Italy's World Cup-winning coach Marcello Lippi says the time has come for Mario Balotelli to prove how good he is following his move to AC Milan.
The 22-year-old striker moved to his boyhood club from Manchester City last month for £19m and scored twice on his debut in Milan's 2-1 win over Udinese.
"He is a player with great potential, talent and quality," said Lippi.
"He needs to think more about football and less about things outside football, because he can really do very well."
Lippi, 64, is one of the most successful coaches in the history of European football. He won the World Cup with Italy in 2006, and has also claimed five Serie A titles, the Champions League, European Supercup and Intercontinental Cup.
Now coach of Chinese side Guangzhou Evergrande, Lippi is a long-time admirer of Balotelli, although he chose not to take the player, then 19, to the 2010 World Cup when he was in his second stint as Italy manager.
However, the Italian also believes the striker can thrive at AC Milan.
"If I had remained as Italy coach, I would definitely have included him in my plans to rebuild the squad," he told BBC Sport.

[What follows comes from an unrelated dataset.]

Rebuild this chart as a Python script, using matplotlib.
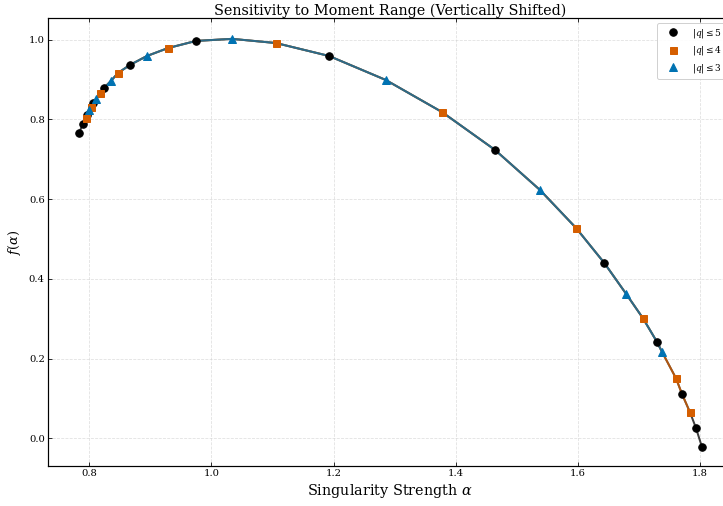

"Milan is an important team, a young team and he has always wanted to play for Milan. It all depends on him and only him."
Although the Premier League is often described as the strongest league in the world, Lippi believes Italy will be a good destination for Balotelli.
"Juventus and Milan are through to the last 16 of the Champions League," he said. "The national side went to the finals of the European Championship and only lost to Spain, the strongest team in the world. Therefore, I think Italian football is in good health."
Lippi has also defended the record of Manchester City manager Roberto Mancini, who agreed to the signing of Balotelli for 22m euros (£18.9m) in August 2010 and was criticised for sticking by the striker following several controversial incidents.
Mancini's position at the Etihad has also been under scrutiny. They currently lie nine points behind Manchester United in the Premier League and exited the Champions League in the group stages.
"City are second in the league and have achieved some important results in the last few weeks," Lippi said. "It's true they have been knocked out of the Champions League, but it doesn't seem to me that Mancini's position is in question. It's only the papers that question it.
"He has won an FA Cup, he has won the Premier League. I think he has done exceptionally well."
Lippi signed a contract with Guangzhou in May 2012 but has already been linked with the Real Madrid job, after his former Juventus charge Zinedine Zidane reportedly recommended him to the Spanish side's hierarchy.
Lippi is having none of it, though. "No, no, I don't intend to manage again in Europe, because I've already had a career in Europe," he stated. "Everything I wanted to achieve, I have achieved.
"I want to live this experience and in two years, we'll see. I was looking for a particular experience, completely different to everything else that I've done. I've managed to do that and I'm satisfied.
"Nobody has talked to me. I have a contract for another two years in China and I will respect it. Then, we'll see."
Lippi says he has enjoyed working in China and thinks football there is improving fast.
"It is a fantastic experience," he said. "There is a lot of enthusiasm. From a technical point of view, there isn't much aggression, great pace or pressing. That's what we are working on.
"Chinese football is growing, it's improving. Last season, of the 16 managers in the league, only three were Chinese. The rest were from all over the world. Having managers from different nationalities, that's what's important."
The Italian is dismissive when asked whether the recent departures from Shanghai Shenhua of Nicolas Anelka, who has joined Juventus, or Didier Drogba, who has moved to Galatasaray, will damage Chinese football.
"No, nothing changes," Lippi said. "They haven't changed anything themselves anyway. Anelka only stayed for a year and Drogba for six months. They didn't manage to bring any real change, so it won't get any worse now that they're gone."